GIVEN PROBLEM => How many lines of these entries hold the string "this"? Reply with the number alone.

Records with drawing code
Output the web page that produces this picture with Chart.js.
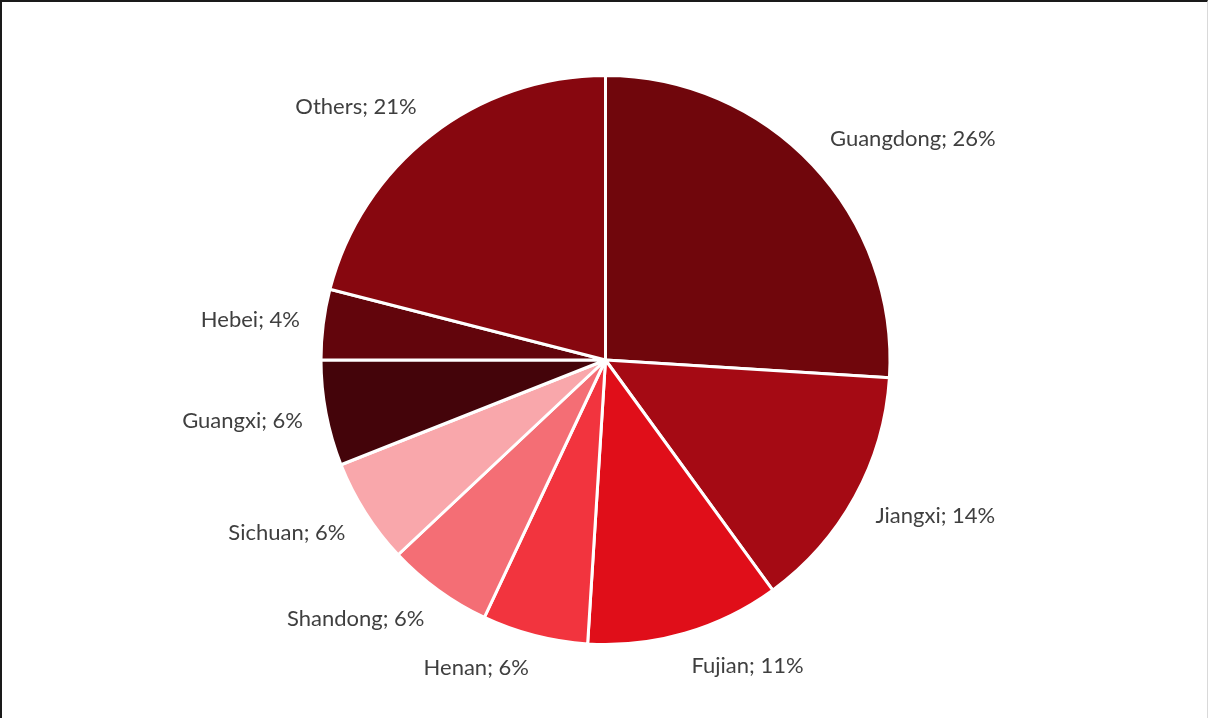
<!DOCTYPE html>
<html>
<head>
<meta charset="utf-8">
<script src="https://cdn.jsdelivr.net/npm/chart.js@4/dist/chart.umd.min.js"></script>
<style>
  html, body { margin: 0; padding: 0; background: #ffffff; }
  #wrap {
    position: relative;
    width: 1208px;
    height: 718px;
    box-sizing: border-box;
    border-top: 2px solid #1a1a1a;
    border-left: 2px solid #1a1a1a;
    border-right: 1px solid #d9d9d9;
    overflow: hidden;
  }
  canvas { position: absolute; left: -2px; top: -2px; }
</style>
</head>
<body>
<div id="wrap"><canvas id="pie" width="1208" height="718"></canvas></div>
<script>
// Share by province (%), clockwise from 12 o'clock
const provinces = ['Guangdong', 'Jiangxi', 'Fujian', 'Henan', 'Shandong', 'Sichuan', 'Guangxi', 'Hebei', 'Others'];
const shares = [26, 14, 11, 6, 6, 6, 6, 4, 21];
const sliceColors = ['#70060c', '#a50a14', '#e00e19', '#f2343e', '#f46e75', '#f9a7ab', '#44040a', '#62050c', '#87070f'];

const LABEL_FONT = '22px Lato';
const LABEL_COLOR = '#3f3f3f';
const LABEL_GAP = 25;      // distance from the rim to the nearest corner of a label
const LABEL_BOX_H = 20;

// Outside-end labels "Name; NN%" placed along each slice's mid angle
const outsideLabels = {
  id: 'outsideLabels',
  afterDatasetsDraw(chart) {
    const ctx = chart.ctx;
    const meta = chart.getDatasetMeta(0);
    const total = shares.reduce((a, b) => a + b, 0);
    ctx.save();
    ctx.font = LABEL_FONT;
    ctx.fillStyle = LABEL_COLOR;
    ctx.textAlign = 'center';
    ctx.textBaseline = 'middle';
    meta.data.forEach((arc, i) => {
      const { x, y, startAngle, endAngle, outerRadius } = arc.getProps(['x', 'y', 'startAngle', 'endAngle', 'outerRadius'], true);
      const mid = (startAngle + endAngle) / 2;
      const dx = Math.cos(mid), dy = Math.sin(mid);
      const r = outerRadius - 1.5 + LABEL_GAP;
      const px = x + r * dx, py = y + r * dy;
      const text = provinces[i] + '; ' + Math.round(shares[i] / total * 100) + '%';
      const w = ctx.measureText(text).width;
      const cx = px + Math.sign(dx) * w / 2;
      const cy = py + Math.max(-1, Math.min(1, 1.5 * dy)) * LABEL_BOX_H / 2;
      ctx.fillText(text, cx, cy);
    });
    ctx.restore();
  }
};

new Chart(document.getElementById('pie'), {
  type: 'pie',
  data: {
    labels: provinces,
    datasets: [{
      data: shares,
      backgroundColor: sliceColors,
      borderColor: '#ffffff',
      borderWidth: 3,
      hoverOffset: 0
    }]
  },
  options: {
    responsive: false,
    animation: false,
    radius: 284.5,
    layout: { padding: { left: 3, right: 0, top: 2, bottom: 0 } },
    plugins: {
      legend: { display: false },
      tooltip: { enabled: false }
    },
    events: []
  },
  plugins: [outsideLabels]
});
</script>
</body>
</html>
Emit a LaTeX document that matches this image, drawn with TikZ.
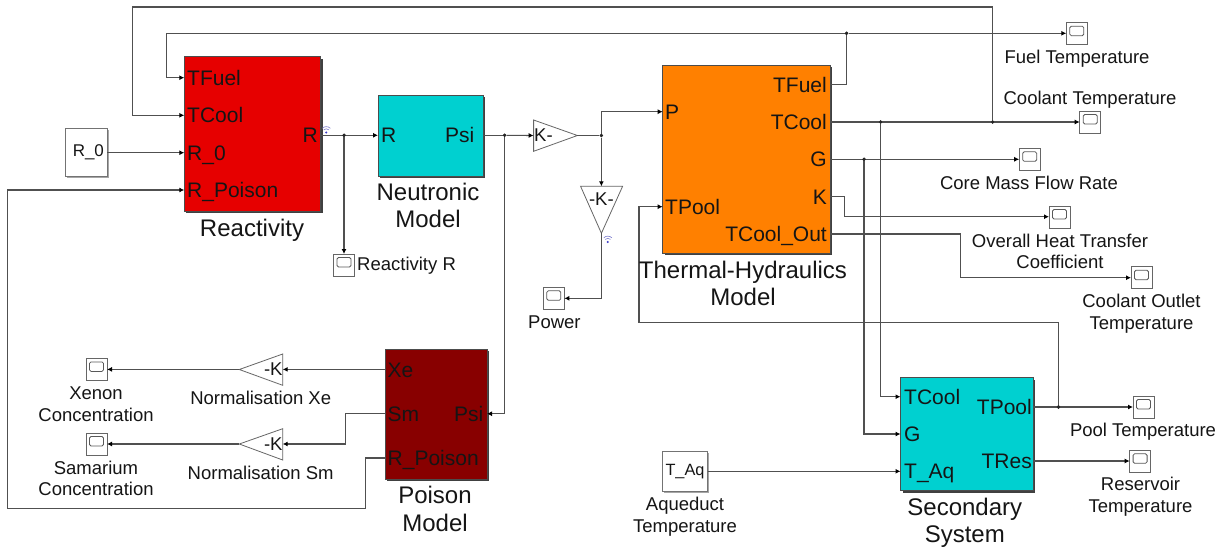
\documentclass[tikz,border=0pt]{standalone}
\usepackage{fontspec}
\setmainfont{Liberation Sans}
\usetikzlibrary{arrows.meta,shadows}
\definecolor{linec}{HTML}{505050}
\definecolor{textc}{HTML}{151515}
\newcommand{\fs}[2]{\fontsize{#1}{#2}\selectfont}
\tikzset{
  sig/.style={draw=linec,line width=1.1pt},
  arr/.style={sig,-{Latex[length=5pt,width=5pt,black]}},
  block/.style={draw=black!70,line width=0.8pt,inner sep=0pt,outer sep=0pt,anchor=north west,
    drop shadow={shadow xshift=2pt,shadow yshift=-2pt,fill=black!75,opacity=1}},
  const/.style={draw=black!55,fill=white,line width=0.8pt,inner sep=0pt,outer sep=0pt,anchor=north west,text=textc,
    font=\fs{17}{20},drop shadow={shadow xshift=1.5pt,shadow yshift=-1.5pt,fill=black!35,opacity=1}},
  scopebox/.style={draw=black!60,fill=white,line width=0.8pt,inner sep=0pt,outer sep=0pt,anchor=north west,
    minimum width=21pt,minimum height=22pt,
    path picture={\draw[black!65,line width=0.8pt,rounded corners=1.5pt]
      ([xshift=-7pt,yshift=-2pt]path picture bounding box.center) rectangle
      ([xshift=7pt,yshift=7.5pt]path picture bounding box.center);}},
  portL/.style={anchor=base west,inner sep=0pt,text=textc,font=\fs{21}{25},yshift=-7.6pt},
  portR/.style={anchor=base east,inner sep=0pt,text=textc,font=\fs{21}{25},yshift=-7.6pt},
  blocktitle/.style={inner sep=0pt,text=textc,font=\fs{24}{27.5},align=center},
  captext/.style={inner sep=0pt,text=textc,font=\fs{18.5}{21.6},align=center},
  gaintext/.style={inner sep=0pt,text=textc,font=\fs{18.5}{22}},
  tri/.style={draw=black!60,fill=white,line width=0.8pt},
  jdot/.style={circle,fill=black!85,inner sep=0pt,minimum size=3.6pt},
  wifi/.style={draw=blue!45!gray!70,line width=0.6pt}
}
\begin{document}
\begin{tikzpicture}[x=1pt,y=-1pt]
\useasboundingbox (0,0) rectangle (1222,546);
\fill[white] (0,0) rectangle (1222,546);

% ---------- blocks
\node[block,fill={rgb,255:red,230;green,0;blue,0},minimum width=136.4pt,minimum height=154.3pt] (react) at (184.3,56.7) {};
\node[block,fill={rgb,255:red,0;green,208;blue,208},minimum width=105.3pt,minimum height=81pt] (neut) at (378,95) {};
\node[block,fill={rgb,255:red,255;green,128;blue,0},minimum width=167.3pt,minimum height=188pt] (therm) at (662.7,65) {};
\node[block,fill={rgb,255:red,136;green,0;blue,0},minimum width=102pt,minimum height=130pt] (poison) at (385,349) {};
\node[block,fill={rgb,255:red,0;green,208;blue,208},minimum width=132.5pt,minimum height=113pt] (second) at (900.5,377.7) {};
\node[const,minimum width=41.3pt,minimum height=47.3pt] (rzero) at (65.7,128.7) {\hspace*{4pt}R\_0};
\node[const,minimum width=45pt,minimum height=40.7pt,font=\fs{16.3}{20}] (taq) at (662.5,451) {T\_Aq};

% ---------- gains
\draw[tri] (533.6,120) -- (577.4,135.5) -- (533.6,151.3) -- cycle;
\node[gaintext,anchor=west] (gainK) at (534,135.5) {K-};
\draw[tri] (580.6,186.3) -- (622.6,186.3) -- (601.4,233.3) -- cycle;
\node[gaintext] (gainP) at (601.4,199) {-K-};
\draw[tri] (282.7,354) -- (239.3,369.5) -- (282.7,385.3) -- cycle;
\node[gaintext,anchor=east] (gainXe) at (282.7,369.5) {-K};
\draw[tri] (282.7,428.7) -- (239.3,444) -- (282.7,460) -- cycle;
\node[gaintext,anchor=east] (gainSm) at (282.7,444) {-K};

% ---------- scopes
\node[scopebox] (sFuel) at (1066.3,22.7) {};
\node[scopebox] (sCool) at (1079.7,111) {};
\node[scopebox] (sFlow) at (1019.2,148.3) {};
\node[scopebox] (sHeat) at (1049,206) {};
\node[scopebox] (sOut) at (1131,266.7) {};
\node[scopebox] (sPool) at (1133,396) {};
\node[scopebox] (sRes) at (1129.6,450.3) {};
\node[scopebox] (sPower) at (543.3,287.3) {};
\node[scopebox] (sR) at (333.5,254) {};
\node[scopebox] (sXe) at (86,358.4) {};
\node[scopebox] (sSm) at (86,433) {};

% ---------- ports
\coordinate (rFuelIn) at (184.3,77.7);
\coordinate (rCoolIn) at (184.3,115.3);
\coordinate (rZeroIn) at (184.3,152.7);
\coordinate (rPoisIn) at (184.3,190);
\coordinate (rOut) at (320.7,135.3);
\coordinate (nIn) at (378,135.3);
\coordinate (nOut) at (483.3,135.3);
\coordinate (gKin) at (533.6,135.5);
\coordinate (gKout) at (577.4,135.5);
\coordinate (tPin) at (662.7,111.7);
\coordinate (tPoolIn) at (662.7,206.7);
\coordinate (tFuelOut) at (830,84.7);
\coordinate (tCoolOut) at (830,122);
\coordinate (tGOut) at (830,159.3);
\coordinate (tKOut) at (830,196.7);
\coordinate (tOutOut) at (830,234);
\coordinate (pXe) at (385,369.4);
\coordinate (pSm) at (385,413.7);
\coordinate (pRP) at (385,458);
\coordinate (pPsi) at (487,413.7);
\coordinate (sCoolIn) at (900.5,396.7);
\coordinate (sGIn) at (900.5,434);
\coordinate (sAqIn) at (900.5,471.3);
\coordinate (sPoolOut) at (1033,407);
\coordinate (sResOut) at (1033,461);

% ---------- junctions
\node[jdot] (jR) at (344,135.3) {};
\node[jdot] (jPsi) at (504.6,135.3) {};
\node[jdot] (jP) at (601.4,135.5) {};
\node[jdot] (jFuel) at (846.5,33.3) {};
\node[jdot] (jCa) at (880.6,122) {};
\node[jdot] (jCb) at (992.6,122) {};
\node[jdot] (jG) at (864,159.3) {};
\node[jdot] (jPool) at (1058.5,407) {};

% ---------- connectors
\draw[arr] (rzero.east |- rZeroIn) -- (rZeroIn);
\draw[arr] (rOut) -- (nIn);
\draw[arr] (jR) -- (jR |- sR.north);
\draw[sig] (nOut) -- (jPsi);
\draw[arr] (jPsi) -- (gKin);
\draw[arr] (jPsi) |- (pPsi);
\draw[sig] (gKout) -- (jP);
\draw[arr] (jP) |- (tPin);
\draw[arr] (jP) -- (601.4,186.3);
\draw[arr] (601.4,233.3) |- (sPower.east);
\draw[sig] (tFuelOut) -| (jFuel);
\draw[arr] (jFuel) -- (jFuel -| sFuel.west);
\draw[arr] (jFuel) -- (166.7,33.3) |- (rFuelIn);
\draw[arr] (tCoolOut) -- (tCoolOut -| sCool.west);
\draw[arr] (jCb) -- (992.6,7) -- (132.3,7) |- (rCoolIn);
\draw[arr] (tGOut) -- (tGOut -| sFlow.west);
\draw[arr] (tKOut) -| (844.7,216.7) -- (844.7,216.7 -| sHeat.west);
\draw[arr] (tOutOut) -| (960.8,277.7) -- (960.8,277.7 -| sOut.west);
\draw[arr] (jCa) |- (sCoolIn);
\draw[arr] (jG) |- (sGIn);
\draw[arr] (sPoolOut) -- (sPoolOut -| sPool.west);
\draw[arr] (sResOut) -- (sResOut -| sRes.west);
\draw[arr] (jPool) -- (1058.5,322.7) -- (639,322.7) |- (tPoolIn);
\draw[arr] (taq.east |- sAqIn) -- (sAqIn);
\draw[arr] (pXe) -- (282.7,369.4);
\draw[arr] (239.3,369.4) -- (sXe.east |- 0,369.4);
\draw[arr] (pSm) -- (345.7,413.7) |- (282.7,444);
\draw[arr] (239.3,444) -- (sSm.east |- 0,444);
\draw[arr] (pRP) -- (365.7,458) |- (7.3,508.7) |- (rPoisIn);

\foreach \n in {jR,jPsi,jP,jFuel,jCa,jCb,jG,jPool}{\node[jdot] at (\n) {};}

% ---------- wireless marks
\foreach \wx/\wy in {326.3/132.5,607.8/242}{
  \fill[blue!55!gray] (\wx,\wy) circle (1.1pt);
  \draw[wifi] (\wx-2.6,\wy-2.6) arc[start angle=135,end angle=45,radius=3.7pt];
  \draw[wifi] (\wx-4,\wy-4.2) arc[start angle=135,end angle=45,radius=5.7pt];
}

% ---------- port labels
\node[portL] (l1) at (187,77.7) {TFuel};
\node[portL] (l2) at (187,115.3) {TCool};
\node[portL] (l3) at (187,152.7) {R\_0};
\node[portL] (l4) at (187,190) {R\_Poison};
\node[portR] (l5) at (318,135.3) {R};
\node[portL] (l6) at (381,135.3) {R};
\node[portR] (l7) at (474.5,135.3) {Psi};
\node[portL] (l8) at (665,111.7) {P};
\node[portL] (l9) at (665,206.7) {TPool};
\node[portR] (l10) at (827,84.7) {TFuel};
\node[portR] (l11) at (827,122) {TCool};
\node[portR] (l12) at (827,159.3) {G};
\node[portR] (l13) at (827,196.7) {K};
\node[portR] (l14) at (827,234) {TCool\_Out};
\node[portL] (l15) at (387.5,369.4) {Xe};
\node[portL] (l16) at (387.5,413.7) {Sm};
\node[portL] (l17) at (387.5,458) {R\_Poison};
\node[portR] (l18) at (483.5,413.7) {Psi};
\node[portL] (l19) at (904,396.7) {TCool};
\node[portL] (l20) at (904,434) {G};
\node[portL] (l21) at (904,471.3) {T\_Aq};
\node[portR] (l22) at (1032,407) {TPool};
\node[portR] (l23) at (1032,461) {TRes};

% ---------- titles
\node[blocktitle] (tReact) at (252,230.5) {Reactivity};
\node[blocktitle] (tNeut) at (428,205.3) {Neutronic\\Model};
\node[blocktitle] (tTherm) at (743,283.3) {Thermal-Hydraulics\\Model};
\node[blocktitle] (tPois) at (435,509) {Poison\\Model};
\node[blocktitle] (tSec) at (964.8,522.8) {Secondary\\System};

% ---------- captions
\node[captext,anchor=west] (cR) at (357,266) {Reactivity R};
\node[captext] (cPower) at (554.4,322) {Power};
\node[captext] (cFuel) at (1077,59) {Fuel Temperature};
\node[captext] (cCool) at (1090,100) {Coolant Temperature};
\node[captext] (cFlow) at (1029,182.7) {Core Mass Flow Rate};
\node[captext] (cHeat) at (1060,251.5) {Overall Heat Transfer\\Coefficient};
\node[captext] (cOut) at (1141.5,314) {Coolant Outlet\\Temperature};
\node[captext] (cPool) at (1143,432) {Pool Temperature};
\node[captext] (cRes) at (1140.5,497) {Reservoir\\Temperature};
\node[captext] (cAq) at (685,517) {Aqueduct\\Temperature};
\node[captext] (cXe) at (96,404) {Xenon\\Concentration};
\node[captext] (cSm) at (96,478.5) {Samarium\\Concentration};
\node[captext] (cNXe) at (260.7,397.7) {Normalisation Xe};
\node[captext] (cNSm) at (260.7,472.7) {Normalisation Sm};
\end{tikzpicture}
\end{document}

WORKED SOLUTION => 2